Do frequencies appear smaller (time dilated) depending on the velocity of a particular eddy? Do wavenumbers appear larger depending on the velocity? It would seem that if there are "eddies" with velocity $u_1 \ll c$ and a wavenumber $\kappa_1$ and other "eddies" with velocity $u_2$ where $u_1 \ll u_2 < c$ with a wavenumber $\kappa_2$, it is possible that $\kappa_1 = \kappa_2$ with the Lorentz factor but $\kappa_1 \neq \kappa_2$ without it. 
It looks like it must not change because studies show that turbulence still follows the $k^{-5/3}$ slope in the inertial range and if the Lorentz factor lead to shifts in the frequency or wave number, it seems extremely unlikely that the slope would match traditional turbulence. But on the other hand, relativistic speeds change both time and lengths, so I don't know how that doesn't influence the frequency or wavenumber depending on the velocity.

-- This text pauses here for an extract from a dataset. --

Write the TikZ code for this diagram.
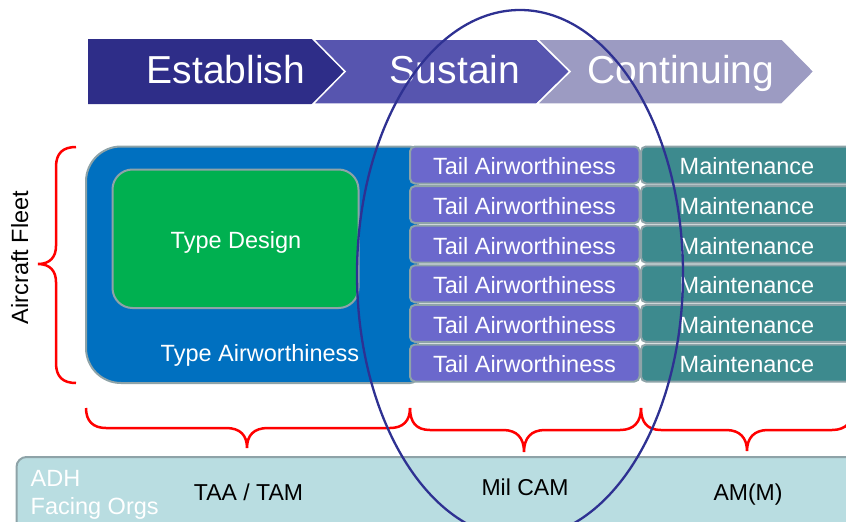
\documentclass[tikz,border=0pt]{standalone}
\usepackage{fontspec}
\setmainfont{Liberation Sans}
\definecolor{estab}{HTML}{2E2D88}
\definecolor{sust}{HTML}{5755AF}
\definecolor{cont}{HTML}{9C9BC2}
\definecolor{typeblue}{HTML}{0070C0}
\definecolor{typegreen}{HTML}{00B050}
\definecolor{tailc}{HTML}{6B68CC}
\definecolor{maintc}{HTML}{3D8A8E}
\definecolor{adhc}{HTML}{B9DDE1}
\definecolor{edgec}{HTML}{8EA3A8}
\definecolor{ringc}{HTML}{2E3192}
\tikzset{
  chev/.style={draw=white, line width=1.5pt},
  chevtext/.style={text=white, anchor=base, inner sep=0pt, font=\fontsize{39}{45}\selectfont},
  boxtext/.style={text=white, anchor=base, inner sep=0pt, font=\fontsize{23.5}{28}\selectfont},
  blacktext/.style={text=black, anchor=base, inner sep=0pt, font=\fontsize{23}{28}\selectfont},
  tailbox/.style={fill=tailc, draw=edgec, line width=2pt, rounded corners=5pt},
  maintbox/.style={fill=maintc, draw=edgec, line width=2pt, rounded corners=5pt},
  bracel/.style={draw=red, line width=2.5pt},
}
\begin{document}
\begin{tikzpicture}[x=1pt, y=-1pt]
\useasboundingbox (0,0) rectangle (846,522);
\clip (0,0) rectangle (846,522);
% chevrons
\fill[estab] (88,39) -- (313,39) -- (345,71.5) -- (313,104) -- (88,104) -- cycle;
\path[chev, fill=sust] (313,39) -- (537,39) -- (570,71.5) -- (537,104) -- (313,104) -- (345,71.5) -- cycle;
\path[chev, fill=cont] (537,39) -- (782,39) -- (814,71.5) -- (782,104) -- (537,104) -- (570,71.5) -- cycle;
\node[chevtext] (establish) at (226,83) {Establish};
\node[chevtext] (sustain) at (455,83) {Sustain};
\node[chevtext] (continuing) at (681,83) {Continuing};
% type airworthiness box
\path[fill=typeblue, draw=edgec, line width=2pt] (86,265) [rounded corners=35pt] -- (86,146.5) -- (200,146.5) [rounded corners=8pt] -- (418,146.5) -- (418,383) -- (200,383) [rounded corners=35pt] -- (86,383) -- cycle;
\draw[fill=typegreen, draw=edgec, line width=2pt, rounded corners=20pt] (112.5,169.5) rectangle (358.5,308);
\node[boxtext] (typedesign) at (236,248.4) {Type Design};
\node[boxtext] (typeair) at (260,361.5) {Type Airworthiness};
% rows
\foreach \i in {0,...,5} {
  \pgfmathsetmacro{\top}{146.5+39.6*\i}
  \pgfmathsetmacro{\bot}{\top+37}
  \pgfmathsetmacro{\base}{\top+18.5+9.8}
  \draw[tailbox] (410,\top) rectangle (639.5,\bot);
  \draw[maintbox] (641,\top) rectangle (880,\bot);
  \node[boxtext] (tail\i) at (524.5,\base) {Tail Airworthiness};
  \node[boxtext] (maint\i) at (747,\base) {Maintenance};
}
\foreach \i in {1,...,5} {
  \pgfmathsetmacro{\dy}{146.5+39.6*\i-1}
  \fill[white] (640,\dy) circle (1.6);
}
% left brace
\draw[bracel] (76,147) .. controls (63,147) and (56,153) .. (56,167) -- (56,246) .. controls (56,257) and (50,264) .. (38,264) .. controls (50,264) and (56,271) .. (56,282) -- (56,363) .. controls (56,377) and (63,383) .. (76,383);
\node[blacktext, rotate=90, font=\fontsize{23.5}{28}\selectfont] (fleet) at (28,257.5) {Aircraft Fleet};
% bottom braces
\draw[bracel] (86,408) .. controls (86,421) and (93,428) .. (106,428) -- (226,428) .. controls (240,428) and (247,435) .. (247,448) .. controls (247,435) and (254,428) .. (268,428) -- (390,428) .. controls (403,428) and (410,421) .. (410,408);
\draw[bracel] (410,408) .. controls (410,422) and (416,430) .. (430,430) -- (503,430) .. controls (517,430) and (524,438) .. (524,452) .. controls (524,438) and (531,430) .. (545,430) -- (620,430) .. controls (634,430) and (641,422) .. (641,408);
\draw[bracel] (641,408) .. controls (641,422) and (647,430) .. (661,430) -- (726,430) .. controls (740,430) and (747,438) .. (747,451) .. controls (747,438) and (754,430) .. (768,430) -- (832,430) .. controls (846,430) and (853,422) .. (853,408);
% bottom bar
\draw[fill=adhc, draw=edgec, line width=2pt, rounded corners=10pt] (16.5,457) rectangle (880,560);
\node[boxtext, anchor=base west, font=\fontsize{23.5}{28}\selectfont] (adh) at (30.5,486) {ADH};
\node[boxtext, anchor=base west, font=\fontsize{23.5}{28}\selectfont] (facing) at (30.5,514) {Facing Orgs};
\node[blacktext] (taa) at (248.5,500) {TAA / TAM};
\node[blacktext] (milcam) at (525,495.3) {Mil CAM};
\node[blacktext] (amm) at (748,500) {AM(M)};
% ellipse
\draw[ringc, line width=2.3pt] (520,274) ellipse [x radius=163, y radius=264];
\end{tikzpicture}
\end{document}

If I had my giant hotwire probe in space as some relativistic grid turbulence passed by, and my probe measures the velocity every 1 second, what am I really measuring in the fluid when the fluid has a different "clock"? And how do I use that signal to compute a frequency spectrum?
 A: An incomplete answer:
In the non-relativistic case, one often sees correlation functions that involve three velocities $v$.  In the relativistic case, the velocities are typically all replaced with more Lorentz covariant objects, for example the stress tensor $T^{\mu\nu}$.  (See for example this paper by Westernacher-Schneider et al.)  While the stress tensor and three velocities of course transform under the Lorentz group, the transformation rules for the stress tensor, since it's a tensor, are a bit a nicer.

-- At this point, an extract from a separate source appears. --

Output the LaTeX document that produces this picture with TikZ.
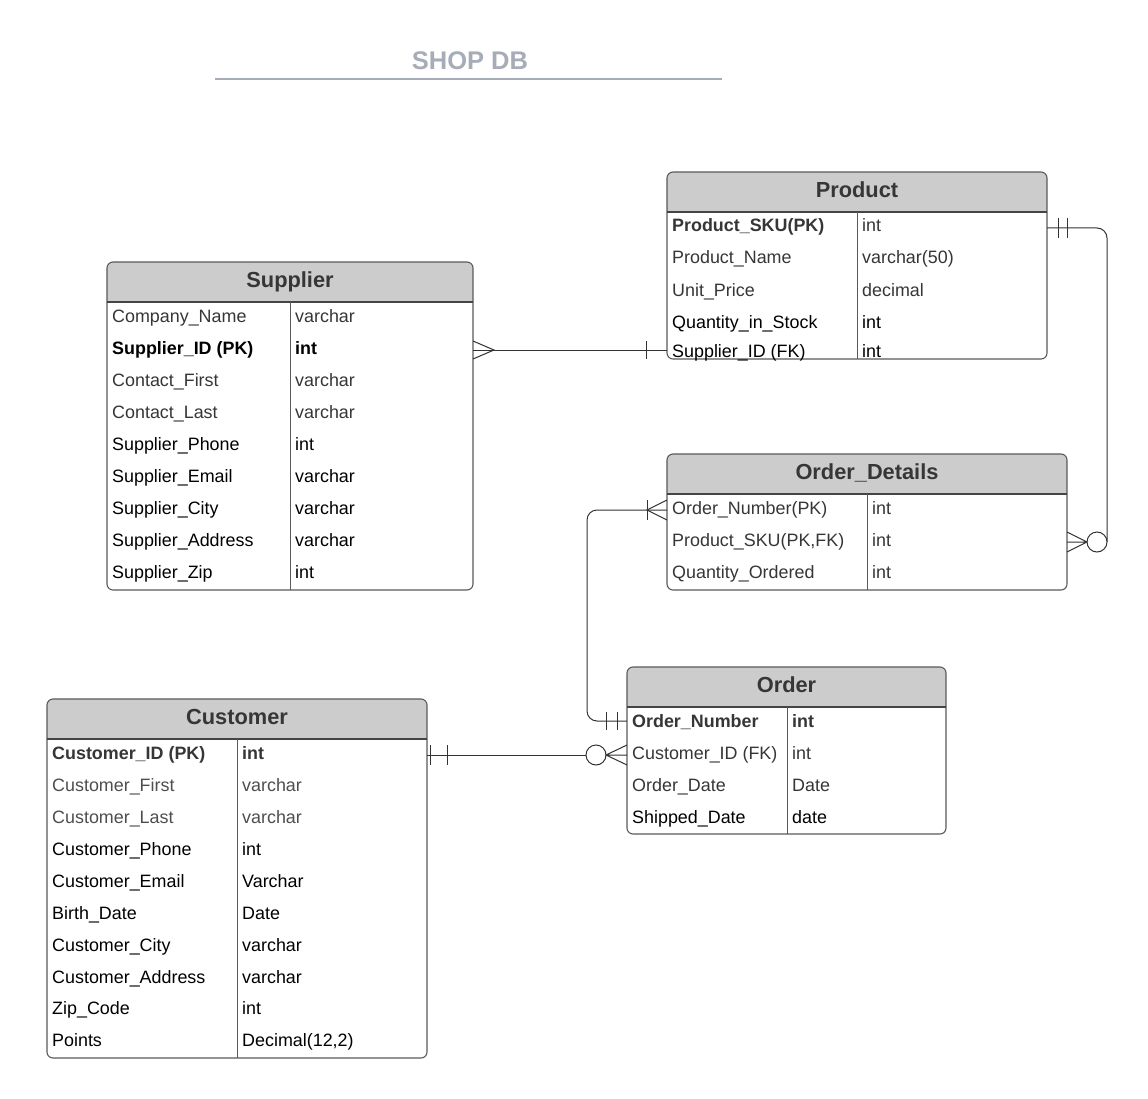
\documentclass[tikz,border=0pt]{standalone}
\usepackage{fontspec}
\setmainfont{Liberation Sans}
\usetikzlibrary{calc}
\definecolor{hdrfill}{HTML}{CCCCCC}
\definecolor{tblline}{HTML}{5A5A5A}
\definecolor{hdrsep}{HTML}{444444}
\definecolor{txtdark}{HTML}{363636}
\definecolor{txtmid}{HTML}{4E4E4E}
\definecolor{titlecol}{HTML}{A7ADB8}
\definecolor{conncol}{HTML}{333333}
\newcommand\rowfont{\fontsize{17.9}{21}\selectfont}
\newcommand\ertable[8]{%
  \begin{scope}
    \clip[rounded corners=6pt] (#2,#3) rectangle (#4,#6);
    \fill[hdrfill] (#2,#3) rectangle (#4,#5);
  \end{scope}
  \node[tblbox, anchor=north west, minimum width={#4pt-#2pt}, minimum height={#6pt-#3pt}] (#1) at (#2,#3) {};
  \draw[hdrline] (#2,#5) -- (#4,#5);
  \draw[divline] (#7,#5) -- (#7,#6);
  \node[hdrtxt] (#1-title) at ({(#2+#4)/2},{#3+25.5}) {#8};
}
\newcommand\errow[7]{%
  \node[rowtxt,#5] (#1) at (#2+5,#4+6) {#6};
  \node[rowtxt,#5] (#1t) at (#3+5,#4+6) {#7};
}
\begin{document}
\begin{tikzpicture}[x=1pt,y=-1pt,
  tblbox/.style={draw=tblline, line width=1.1pt, rounded corners=6pt, inner sep=0pt, outer sep=0pt},
  hdrline/.style={draw=hdrsep, line width=1.1pt},
  divline/.style={draw=tblline, line width=1pt},
  hdrtxt/.style={anchor=base, inner sep=0pt, text=txtdark, font=\fontsize{21.8}{24}\selectfont\bfseries},
  rowtxt/.style={anchor=base west, inner sep=0pt, font=\rowfont, text=black},
  dk/.style={text=txtdark},
  md/.style={text=txtmid},
  bd/.style={font=\rowfont\bfseries},
  conn/.style={draw=conncol, line width=1pt},
  titletxt/.style={anchor=base, inner sep=0pt, text=titlecol, font=\fontsize{25.5}{28}\selectfont\bfseries}
]
\useasboundingbox (0,0) rectangle (1148,1099);
\fill[white] (0,0) rectangle (1148,1099);

% Title
\node[titletxt] (title) at (470,70) {SHOP DB};
\draw[draw=titlecol, line width=2pt] (215,79) -- (722,79);

% Supplier
\ertable{supplier}{107}{262}{473}{302}{590}{290}{Supplier}
\errow{sup-r1}{107}{290}{316}{dk}{Company\_Name}{varchar}
\errow{sup-r2}{107}{290}{348}{bd}{Supplier\_ID (PK)}{int}
\errow{sup-r3}{107}{290}{380}{dk}{Contact\_First}{varchar}
\errow{sup-r4}{107}{290}{412}{dk}{Contact\_Last}{varchar}
\errow{sup-r5}{107}{290}{444}{}{Supplier\_Phone}{int}
\errow{sup-r6}{107}{290}{476}{}{Supplier\_Email}{varchar}
\errow{sup-r7}{107}{290}{508}{}{Supplier\_City}{varchar}
\errow{sup-r8}{107}{290}{540}{}{Supplier\_Address}{varchar}
\errow{sup-r9}{107}{290}{572}{}{Supplier\_Zip}{int}

% Product
\ertable{product}{667}{172}{1047}{212}{359}{857}{Product}
\errow{prd-r1}{667}{857}{226}{bd,dk}{Product\_SKU(PK)}{}
\node[rowtxt,dk] (prd-r1t) at (862,232) {int};
\errow{prd-r2}{667}{857}{258}{dk}{Product\_Name}{varchar(50)}
\errow{prd-r3}{667}{857}{290}{dk}{Unit\_Price}{decimal}
\errow{prd-r4}{667}{857}{322}{}{Quantity\_in\_Stock}{int}
\errow{prd-r5}{667}{857}{351}{}{Supplier\_ID (FK)}{int}

% Order_Details
\ertable{orderdet}{667}{454}{1067}{494}{590}{867}{Order\_Details}
\errow{od-r1}{667}{867}{508}{dk}{Order\_Number(PK)}{int}
\errow{od-r2}{667}{867}{540}{dk}{Product\_SKU(PK,FK)}{int}
\errow{od-r3}{667}{867}{572}{dk}{Quantity\_Ordered}{int}

% Order
\ertable{order}{627}{667}{946}{707}{834}{787}{Order}
\errow{ord-r1}{627}{787}{721}{bd,dk}{Order\_Number}{int}
\errow{ord-r2}{627}{787}{753}{dk}{Customer\_ID (FK)}{int}
\errow{ord-r3}{627}{787}{785}{dk}{Order\_Date}{Date}
\errow{ord-r4}{627}{787}{817}{}{Shipped\_Date}{date}

% Customer
\ertable{customer}{47}{699}{427}{739}{1058}{237}{Customer}
\errow{cus-r1}{47}{237}{753}{bd,dk}{Customer\_ID (PK)}{int}
\errow{cus-r2}{47}{237}{785}{md}{Customer\_First}{varchar}
\errow{cus-r3}{47}{237}{817}{md}{Customer\_Last}{varchar}
\errow{cus-r4}{47}{237}{849}{}{Customer\_Phone}{int}
\errow{cus-r5}{47}{237}{881}{}{Customer\_Email}{Varchar}
\errow{cus-r6}{47}{237}{913}{}{Birth\_Date}{Date}
\errow{cus-r7}{47}{237}{945}{}{Customer\_City}{varchar}
\errow{cus-r8}{47}{237}{977}{}{Customer\_Address}{varchar}
\errow{cus-r9}{47}{237}{1008}{}{Zip\_Code}{int}
\errow{cus-r10}{47}{237}{1040}{}{Points}{Decimal(12,2)}

% Connector A: Supplier -- Product
\coordinate (a1) at (supplier.east |- 0,350);
\coordinate (a2) at (product.west |- 0,350);
\draw[conn] (a1) -- (a2);
\draw[conn] ($(a1)+(0,-9)$) -- ($(a1)+(21,0)$) -- ($(a1)+(0,9)$);
\draw[conn] ($(a2)+(-21,-9)$) -- ($(a2)+(-21,9)$);

% Connector B: Product -- Order_Details
\coordinate (b1) at (product.east |- 0,228);
\coordinate (b2) at (orderdet.east |- 0,542);
\coordinate (b3) at ($(b2)+(40,0)$);
\draw[conn, rounded corners=10pt] (b1) -- (b3 |- b1) -- (b3);
\draw[conn, fill=white] ($(b2)+(30,0)$) circle[radius=10pt];
\draw[conn] ($(b2)+(0,-10)$) -- ($(b2)+(20,0)$) -- ($(b2)+(0,10)$) (b2) -- ($(b2)+(20,0)$);
\draw[conn] ($(b1)+(11,-10)$) -- ($(b1)+(11,10)$) ($(b1)+(20,-10)$) -- ($(b1)+(20,10)$);

% Connector C: Order -- Order_Details
\coordinate (c1) at (order.west |- 0,721);
\coordinate (c2) at (orderdet.west |- 0,510);
\coordinate (c3) at ($(c1)+(-40,0)$);
\draw[conn, rounded corners=10pt] (c1) -- (c3) -- (c3 |- c2) -- (c2);
\draw[conn] ($(c1)+(-21,-9)$) -- ($(c1)+(-21,9)$) ($(c1)+(-10,-9)$) -- ($(c1)+(-10,9)$);
\draw[conn] ($(c2)+(0,-10)$) -- ($(c2)+(-20,0)$) -- ($(c2)+(0,10)$);
\draw[conn] ($(c2)+(-20,-10)$) -- ($(c2)+(-20,10)$);

% Connector D: Customer -- Order
\coordinate (d1) at (customer.east |- 0,755);
\coordinate (d2) at (order.west |- 0,755);
\draw[conn] (d1) -- ($(d2)+(-41,0)$);
\draw[conn, fill=white] ($(d2)+(-31,0)$) circle[radius=10pt];
\draw[conn] ($(d2)+(0,-10)$) -- ($(d2)+(-21,0)$) -- ($(d2)+(0,10)$) (d2) -- ($(d2)+(-21,0)$);
\draw[conn] ($(d1)+(3,-10)$) -- ($(d1)+(3,10)$) ($(d1)+(20,-10)$) -- ($(d1)+(20,10)$);
\end{tikzpicture}
\end{document}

Pace tpg2114, I've frankly always been a little disappointed by the numerical evidence I've seen for the 5/3 scaling law. Figure 3 (left) in the paper I cited above for example looks like a huge effort by a serious numerical relativist in the ideal case, and yet it's still noisy.  Figure 2 in this very impressive paper also purportedly supports 5/3 scaling but now with some non-negligible viscosity, and yet it's not what I would call a smoking gun.  There was even this paper which studies ideal, incompressible, non-relativistic hydro and involved an enormous simulation on graphics cards and yet produced what I thought at the end of the day was an underwhelming plot. It may just be extremely different to get enough separation of scales in a numerical simulation to see 5/3 over more than a decade in $k$.  But the theorist in me wonders if maybe there is also more to the story. (I've also only given 2+1 dimensional examples above where there is actually more going on -- an enstrophy cascade.  I'm not familiar with the numerical story in 3+1 dimensions.)

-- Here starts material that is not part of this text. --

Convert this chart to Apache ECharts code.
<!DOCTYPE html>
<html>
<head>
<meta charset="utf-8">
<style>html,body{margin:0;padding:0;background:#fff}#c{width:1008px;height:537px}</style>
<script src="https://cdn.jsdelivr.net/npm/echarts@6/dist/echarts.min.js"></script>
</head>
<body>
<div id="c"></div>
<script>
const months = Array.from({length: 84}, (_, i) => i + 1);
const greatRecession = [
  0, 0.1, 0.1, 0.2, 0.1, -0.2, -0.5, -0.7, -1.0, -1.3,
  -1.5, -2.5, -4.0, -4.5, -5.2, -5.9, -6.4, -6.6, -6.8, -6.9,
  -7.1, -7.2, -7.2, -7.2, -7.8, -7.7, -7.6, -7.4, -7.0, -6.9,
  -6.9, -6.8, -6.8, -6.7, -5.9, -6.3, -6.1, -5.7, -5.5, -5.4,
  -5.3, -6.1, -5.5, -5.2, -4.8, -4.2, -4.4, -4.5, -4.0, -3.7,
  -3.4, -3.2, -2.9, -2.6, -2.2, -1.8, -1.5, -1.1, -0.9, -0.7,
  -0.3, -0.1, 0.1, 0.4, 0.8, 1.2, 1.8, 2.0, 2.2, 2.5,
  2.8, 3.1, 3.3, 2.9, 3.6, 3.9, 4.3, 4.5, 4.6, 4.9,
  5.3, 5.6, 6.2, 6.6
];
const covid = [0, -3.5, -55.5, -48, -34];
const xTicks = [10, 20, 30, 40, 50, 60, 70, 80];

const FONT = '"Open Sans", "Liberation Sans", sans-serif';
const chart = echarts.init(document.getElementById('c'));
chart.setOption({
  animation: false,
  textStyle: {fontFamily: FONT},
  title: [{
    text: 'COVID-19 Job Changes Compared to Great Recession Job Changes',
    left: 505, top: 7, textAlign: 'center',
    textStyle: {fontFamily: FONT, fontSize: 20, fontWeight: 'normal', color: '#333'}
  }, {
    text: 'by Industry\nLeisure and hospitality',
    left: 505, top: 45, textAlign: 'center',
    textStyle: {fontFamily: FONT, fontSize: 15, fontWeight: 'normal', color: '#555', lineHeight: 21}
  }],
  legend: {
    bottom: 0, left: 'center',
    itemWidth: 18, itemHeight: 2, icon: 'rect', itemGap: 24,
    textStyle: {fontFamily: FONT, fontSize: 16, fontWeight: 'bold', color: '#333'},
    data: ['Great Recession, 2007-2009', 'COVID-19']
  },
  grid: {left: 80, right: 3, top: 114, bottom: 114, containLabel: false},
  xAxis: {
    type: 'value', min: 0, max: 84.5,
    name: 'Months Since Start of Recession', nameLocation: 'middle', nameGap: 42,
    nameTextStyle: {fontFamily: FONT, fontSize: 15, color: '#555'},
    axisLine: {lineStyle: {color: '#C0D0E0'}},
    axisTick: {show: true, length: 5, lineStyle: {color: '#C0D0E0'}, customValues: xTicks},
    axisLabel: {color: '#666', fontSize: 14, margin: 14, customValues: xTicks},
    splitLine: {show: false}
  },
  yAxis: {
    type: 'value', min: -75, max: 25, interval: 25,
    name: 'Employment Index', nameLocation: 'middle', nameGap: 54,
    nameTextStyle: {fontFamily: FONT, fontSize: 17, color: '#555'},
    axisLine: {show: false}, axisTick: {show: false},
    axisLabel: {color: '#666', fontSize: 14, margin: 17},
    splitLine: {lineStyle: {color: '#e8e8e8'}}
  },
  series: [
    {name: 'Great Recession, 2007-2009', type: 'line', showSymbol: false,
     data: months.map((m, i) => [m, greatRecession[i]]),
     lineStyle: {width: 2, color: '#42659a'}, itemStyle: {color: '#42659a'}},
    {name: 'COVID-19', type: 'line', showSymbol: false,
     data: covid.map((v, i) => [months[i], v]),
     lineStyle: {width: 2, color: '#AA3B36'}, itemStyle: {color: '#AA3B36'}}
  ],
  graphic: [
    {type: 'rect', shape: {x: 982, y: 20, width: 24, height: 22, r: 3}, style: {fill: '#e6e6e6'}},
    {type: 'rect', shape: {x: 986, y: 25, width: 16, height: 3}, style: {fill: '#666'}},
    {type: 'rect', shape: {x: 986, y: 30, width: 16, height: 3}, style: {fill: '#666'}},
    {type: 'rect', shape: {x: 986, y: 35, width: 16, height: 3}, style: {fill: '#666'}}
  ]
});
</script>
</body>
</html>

Anyway, the way these simulations are usually set up, I understand, is to pump in energy at one scale and pump it out at another.  In the 2+1 dimensional case, one pumps in at small scale because of the inverse cascade and pumps out at large scale.  In the 3+1 dimensional case, I assume one pumps in at large scale and out at small scale.  Having done that, there is then automatically a preferred frame -- from having a box, from deciding how to pump energy in and out.  One is presumably supposed to compute the correlation functions in that frame.  Then from these correlation functions one can extract the 5/3 scaling.  
Now if all the components of the stress-tensor two-point function satisfy the 5/3 scaling, it's possible one would see the scaling independent of frame because of the linearity of the transformation law for the stress-tensor under boosts.  I don't know if anyone has looked at this in detail.  I suspect the story is more complicated.